#### SET PROBLEM:
Transcribe every line of the records verbatim.

#### GIVEN DATA:
□ □ □ □ □
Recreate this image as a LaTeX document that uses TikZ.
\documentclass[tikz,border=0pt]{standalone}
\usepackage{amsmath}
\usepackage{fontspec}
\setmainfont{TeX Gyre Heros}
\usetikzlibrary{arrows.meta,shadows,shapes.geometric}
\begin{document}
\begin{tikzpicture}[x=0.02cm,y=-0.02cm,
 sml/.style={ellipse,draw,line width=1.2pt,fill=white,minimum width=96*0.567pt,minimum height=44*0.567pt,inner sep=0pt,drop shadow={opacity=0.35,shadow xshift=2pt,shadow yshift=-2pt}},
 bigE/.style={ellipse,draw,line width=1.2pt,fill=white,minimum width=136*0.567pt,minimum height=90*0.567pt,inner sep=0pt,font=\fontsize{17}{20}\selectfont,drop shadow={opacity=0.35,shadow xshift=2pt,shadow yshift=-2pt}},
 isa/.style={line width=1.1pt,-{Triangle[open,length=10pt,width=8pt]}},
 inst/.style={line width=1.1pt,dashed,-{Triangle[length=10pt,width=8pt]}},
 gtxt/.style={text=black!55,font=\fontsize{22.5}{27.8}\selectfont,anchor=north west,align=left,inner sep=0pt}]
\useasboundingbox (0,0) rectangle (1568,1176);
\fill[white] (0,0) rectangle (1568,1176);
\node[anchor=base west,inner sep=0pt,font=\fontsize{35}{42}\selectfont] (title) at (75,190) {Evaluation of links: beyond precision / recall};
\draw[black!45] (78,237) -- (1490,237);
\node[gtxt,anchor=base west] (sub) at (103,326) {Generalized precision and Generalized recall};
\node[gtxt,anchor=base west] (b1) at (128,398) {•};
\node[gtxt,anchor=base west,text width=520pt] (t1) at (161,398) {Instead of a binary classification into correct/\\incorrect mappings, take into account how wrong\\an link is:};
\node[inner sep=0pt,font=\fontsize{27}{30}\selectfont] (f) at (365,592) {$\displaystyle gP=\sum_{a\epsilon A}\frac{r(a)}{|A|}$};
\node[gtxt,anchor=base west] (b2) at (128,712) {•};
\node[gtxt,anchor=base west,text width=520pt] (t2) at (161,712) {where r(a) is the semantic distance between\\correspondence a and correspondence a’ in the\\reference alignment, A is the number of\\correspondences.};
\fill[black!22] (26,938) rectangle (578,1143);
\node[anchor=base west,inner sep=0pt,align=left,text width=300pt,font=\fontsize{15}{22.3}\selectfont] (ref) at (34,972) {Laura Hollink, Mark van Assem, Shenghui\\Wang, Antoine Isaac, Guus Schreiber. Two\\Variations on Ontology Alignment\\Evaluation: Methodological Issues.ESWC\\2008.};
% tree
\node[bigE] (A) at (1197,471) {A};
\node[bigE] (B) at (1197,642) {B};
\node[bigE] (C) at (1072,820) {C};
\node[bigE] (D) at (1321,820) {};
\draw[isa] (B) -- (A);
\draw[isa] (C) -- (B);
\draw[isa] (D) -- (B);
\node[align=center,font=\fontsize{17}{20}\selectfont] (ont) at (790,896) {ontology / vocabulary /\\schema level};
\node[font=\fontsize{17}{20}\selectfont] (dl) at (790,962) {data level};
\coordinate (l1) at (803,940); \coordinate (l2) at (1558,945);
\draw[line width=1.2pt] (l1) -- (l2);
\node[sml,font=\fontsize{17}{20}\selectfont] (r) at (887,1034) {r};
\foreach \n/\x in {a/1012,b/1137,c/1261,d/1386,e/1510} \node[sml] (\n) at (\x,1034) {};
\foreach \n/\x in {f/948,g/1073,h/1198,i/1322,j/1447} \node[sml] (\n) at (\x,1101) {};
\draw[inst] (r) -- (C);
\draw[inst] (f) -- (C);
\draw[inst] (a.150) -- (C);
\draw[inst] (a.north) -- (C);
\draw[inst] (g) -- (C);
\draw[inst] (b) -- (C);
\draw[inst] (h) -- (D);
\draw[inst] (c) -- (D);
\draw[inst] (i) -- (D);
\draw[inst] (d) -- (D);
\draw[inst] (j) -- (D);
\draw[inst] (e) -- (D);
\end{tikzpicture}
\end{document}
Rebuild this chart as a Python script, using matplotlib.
□ □ □ □ □
#### ANSWER FOR THIS EXERCISE:
Recreate this image as a LaTeX document that uses TikZ.
\documentclass[tikz,border=0pt]{standalone}
\usepackage{amsmath}
\usepackage{fontspec}
\setmainfont{TeX Gyre Heros}
\usetikzlibrary{arrows.meta,shadows,shapes.geometric}
\begin{document}
\begin{tikzpicture}[x=0.02cm,y=-0.02cm,
 sml/.style={ellipse,draw,line width=1.2pt,fill=white,minimum width=96*0.567pt,minimum height=44*0.567pt,inner sep=0pt,drop shadow={opacity=0.35,shadow xshift=2pt,shadow yshift=-2pt}},
 bigE/.style={ellipse,draw,line width=1.2pt,fill=white,minimum width=136*0.567pt,minimum height=90*0.567pt,inner sep=0pt,font=\fontsize{17}{20}\selectfont,drop shadow={opacity=0.35,shadow xshift=2pt,shadow yshift=-2pt}},
 isa/.style={line width=1.1pt,-{Triangle[open,length=10pt,width=8pt]}},
 inst/.style={line width=1.1pt,dashed,-{Triangle[length=10pt,width=8pt]}},
 gtxt/.style={text=black!55,font=\fontsize{22.5}{27.8}\selectfont,anchor=north west,align=left,inner sep=0pt}]
\useasboundingbox (0,0) rectangle (1568,1176);
\fill[white] (0,0) rectangle (1568,1176);
\node[anchor=base west,inner sep=0pt,font=\fontsize{35}{42}\selectfont] (title) at (75,190) {Evaluation of links: beyond precision / recall};
\draw[black!45] (78,237) -- (1490,237);
\node[gtxt,anchor=base west] (sub) at (103,326) {Generalized precision and Generalized recall};
\node[gtxt,anchor=base west] (b1) at (128,398) {•};
\node[gtxt,anchor=base west,text width=520pt] (t1) at (161,398) {Instead of a binary classification into correct/\\incorrect mappings, take into account how wrong\\an link is:};
\node[inner sep=0pt,font=\fontsize{27}{30}\selectfont] (f) at (365,592) {$\displaystyle gP=\sum_{a\epsilon A}\frac{r(a)}{|A|}$};
\node[gtxt,anchor=base west] (b2) at (128,712) {•};
\node[gtxt,anchor=base west,text width=520pt] (t2) at (161,712) {where r(a) is the semantic distance between\\correspondence a and correspondence a’ in the\\reference alignment, A is the number of\\correspondences.};
\fill[black!22] (26,938) rectangle (578,1143);
\node[anchor=base west,inner sep=0pt,align=left,text width=300pt,font=\fontsize{15}{22.3}\selectfont] (ref) at (34,972) {Laura Hollink, Mark van Assem, Shenghui\\Wang, Antoine Isaac, Guus Schreiber. Two\\Variations on Ontology Alignment\\Evaluation: Methodological Issues.ESWC\\2008.};
% tree
\node[bigE] (A) at (1197,471) {A};
\node[bigE] (B) at (1197,642) {B};
\node[bigE] (C) at (1072,820) {C};
\node[bigE] (D) at (1321,820) {};
\draw[isa] (B) -- (A);
\draw[isa] (C) -- (B);
\draw[isa] (D) -- (B);
\node[align=center,font=\fontsize{17}{20}\selectfont] (ont) at (790,896) {ontology / vocabulary /\\schema level};
\node[font=\fontsize{17}{20}\selectfont] (dl) at (790,962) {data level};
\coordinate (l1) at (803,940); \coordinate (l2) at (1558,945);
\draw[line width=1.2pt] (l1) -- (l2);
\node[sml,font=\fontsize{17}{20}\selectfont] (r) at (887,1034) {r};
\foreach \n/\x in {a/1012,b/1137,c/1261,d/1386,e/1510} \node[sml] (\n) at (\x,1034) {};
\foreach \n/\x in {f/948,g/1073,h/1198,i/1322,j/1447} \node[sml] (\n) at (\x,1101) {};
\draw[inst] (r) -- (C);
\draw[inst] (f) -- (C);
\draw[inst] (a.150) -- (C);
\draw[inst] (a.north) -- (C);
\draw[inst] (g) -- (C);
\draw[inst] (b) -- (C);
\draw[inst] (h) -- (D);
\draw[inst] (c) -- (D);
\draw[inst] (i) -- (D);
\draw[inst] (d) -- (D);
\draw[inst] (j) -- (D);
\draw[inst] (e) -- (D);
\end{tikzpicture}
\end{document}
Rebuild this chart as a Python script, using matplotlib.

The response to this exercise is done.